At the heart of this uncertainty is concern over how the standoff will impact global supply chains and consumer confidence. The oil market, highly sensitive to economic signals, has responded to trade tensions by pricing in reduced consumption across key sectors such as manufacturing, shipping, and transportation.
Compounding the issue is the Trump administration’s aggressive push to boost domestic fossil fuel production. While this policy supports supply-side growth in the U.S., it has also contributed to global oversupply conditions. With Chinese imports declining and inventories rising, the price pressure is unlikely to abate in the near term.

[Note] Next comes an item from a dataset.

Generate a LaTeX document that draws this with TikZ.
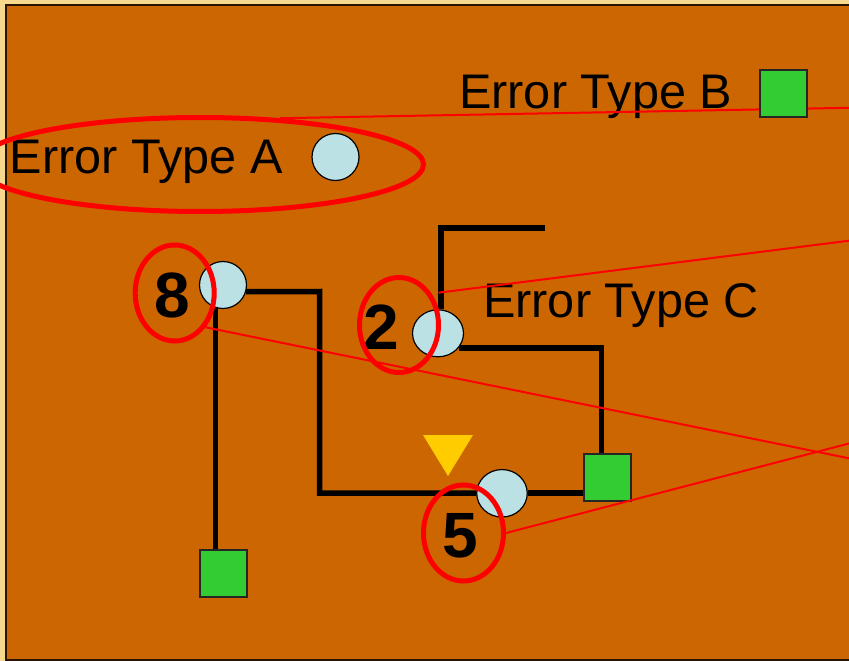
\documentclass[tikz,border=0pt]{standalone}
\usepackage{fontspec}
\setmainfont{Liberation Sans}
\usetikzlibrary{shapes.geometric}

\definecolor{paper}{HTML}{F6D98C}
\definecolor{panel}{HTML}{CC6600}
\definecolor{bulb}{HTML}{BCE1E5}
\definecolor{boxgreen}{HTML}{33CC33}
\definecolor{warn}{HTML}{FFCC00}
\definecolor{mark}{HTML}{FF0000}

\tikzset{
  legendtext/.style={font=\fontsize{48.6}{48.6}\selectfont, inner sep=0, anchor=base west},
  digit/.style={font=\fontsize{64}{64}\selectfont\bfseries, inner sep=0},
  bulbround/.style={circle, draw=black, line width=1.2, fill=bulb, minimum size=47, inner sep=0},
  bulboval/.style={ellipse, draw=black, line width=1.2, fill=bulb, inner sep=0},
  module/.style={rectangle, draw=black!85, line width=1.5, fill=boxgreen, minimum size=47, inner sep=0},
  wire/.style={draw=black, line width=5.5},
  ring/.style={ellipse, draw=mark, line width=5, inner sep=0},
  leader/.style={draw=mark, line width=2},
}

\begin{document}
\begin{tikzpicture}[x=1pt,y=-1pt]
  % page and panel
  \fill[paper] (0,0) rectangle (849,661);
  \useasboundingbox (0,0) rectangle (849,661);
  \clip (0,0) rectangle (849,661);
  \filldraw[fill=panel, draw=black!80!panel, line width=2] (6,5) rectangle (880,659.5);

  % legend and labels
  \node[legendtext] (tA) at (9.5,173.5) {Error Type A};
  \node[legendtext] (tB) at (459,108.5) {Error Type B};
  \node[legendtext] (tC) at (483,317.5) {Error Type C};
  \node[bulbround] (bA) at (335.5,157) {};

  % circuit elements
  \node[bulbround] (b8) at (223,285) {};
  \node[bulboval, minimum width=51, minimum height=47] (b2) at (438,333.3) {};
  \node[bulboval, minimum width=50.5, minimum height=47.5] (b5) at (502,493.3) {};
  \node[module] (sqR) at (607.3,477.3) {};
  \node[module] (sqL) at (223.3,573.5) {};
  \coordinate (stub) at (545,228);
  \coordinate (riser) at (441,228);

  % wiring
  \draw[wire] (b8.-16) -- (319.7,291.5) -- (319.7,493) -- (b5.west |- 0,493);
  \draw[wire] (b5.east |- 0,493) -- (sqR.west |- 0,493);
  \draw[wire] (b8.252) -- (b8.252 |- sqL.north);
  \draw[wire] (stub) -- (riser) -- (riser |- b2.north);
  \draw[wire] (b2.-35) -| ([xshift=-6pt]sqR.north);

  % warning marker
  \fill[warn] (423,435) -- (473,435) -- (448,476) -- cycle;

  % counts
  \node[digit] (n8) at (172.5,295) {8};
  \node[digit] (n2) at (381.5,327) {2};
  \node[digit] (n5) at (460.5,536) {5};

  % highlight rings
  \node[ring, minimum width=223.5*2, minimum height=94] (rA) at (200,164.5) {};
  \node[ring, minimum width=79, minimum height=96] (r8) at (174.7,293) {};
  \node[ring, minimum width=79, minimum height=95] (r2) at (399,325) {};
  \node[ring, minimum width=80, minimum height=96] (r5) at (463.5,533) {};

  % leaders running off to the right
  \coordinate (tap2) at (438.5,292.7);
  \coordinate (eA) at (849,107.8);
  \coordinate (e2) at (849,240.7);
  \coordinate (e5) at (849,443.5);
  \coordinate (e8) at (849,458.3);
  \draw[leader] (rA.30) -- (eA);
  \draw[leader] (tap2) -- (e2);
  \draw[leader] (r8.-48) -- (e8);
  \draw[leader] (r5.east) -- (e5);

  % legend module sits above its leader
  \node[module] (sqB) at (783.3,93.3) {};
\end{tikzpicture}
\end{document}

OPEC and its allies have attempted to counterbalance the market by signaling potential production cuts, but internal divisions and geopolitical constraints have limited their effectiveness. The group remains cautious, wary of making further moves without greater visibility into the long-term trajectory of the U.S.-China conflict.
Energy analysts are also watching secondary indicators, such as shipping activity, refinery utilization rates, and corporate capital expenditure. The downturn in prices has led several oil majors to reconsider expansion plans, especially those involving deepwater exploration and frontier markets, where breakeven points remain high.
Despite the pessimism, some market participants see opportunity. Low prices could spark strategic stockpiling by countries with available storage capacity or accelerate the transition to more cost-efficient energy sources. However, for producers and economies heavily reliant on oil revenues, the current environment is challenging, with budgets being slashed and social programs at risk.
Ultimately, oil prices are a barometer for global economic health. As long as trade tensions persist, and the specter of recession looms, the energy markets are likely to remain subdued—marking a turbulent chapter in an already volatile decade for the fossil fuel industry.